To be clear, our paper is (or, at least, I hope is) clear to scope its assertions. It doesn't say "VMs never warmup" or even "VMs only warmup X% of the time". It says "in this cross-language, cross-VM, benchmark suite of small benchmarks we observed warmup X% of the time, and that might suggest there are broader problems, but we can't say for sure". There are various possible hypotheses which could explain what we saw, including "only microbenchmarks, or this set of microbenchmarks, show this problem". Personally, that doesn't feel like the most likely explanation, but I have been wrong about bigger things before!


This seems common but not a necessary property of course. If predictable performance was a design constraint, you could do it. And there's a spectrum between "maximally predictable" and "very unpredictable".

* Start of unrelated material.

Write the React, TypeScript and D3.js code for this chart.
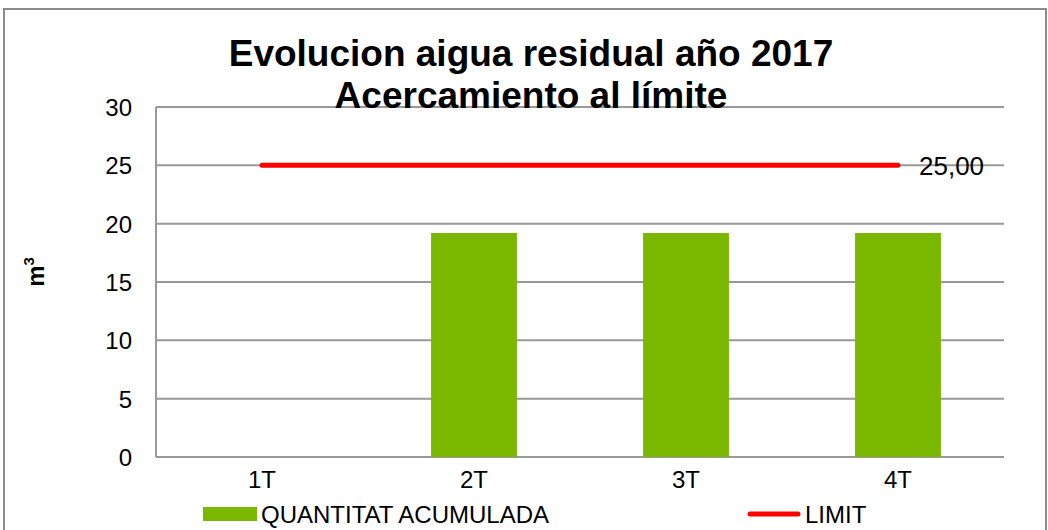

Unpredictability could eg result in a need to more generous overprovisioning infrastructure and have less deterministic scaling, or some users having a game run slowly despite meeting hw requirements, so sometimes it might be good to have deterministic but bit slower on average execution.


> Here's an example of a "good" benchmark from our dataset which starts slow and hits a steady state of peak performance

Am I misinterpreting their graph? The difference between "slow" and "peak performance" seems to be a factor of about 1.005, so a whopping 0.5% improvement after warmup?


Perhaps that program was mostly doing some regexp thing and so it was easy for the jit to optimise a few function calls and a for loop correctly?


A good blog post has lots of hard parts (layout, scope, visuals, audience). Laurence Tratt, you nailed it for me! I loved the details you put in "Benchmarking methodology" and the clean layout with instructive visuals.


The best warmup is to have a long-running VM without memory leaks but with long-term stats, PGO-directed JIT similar to HotSpot.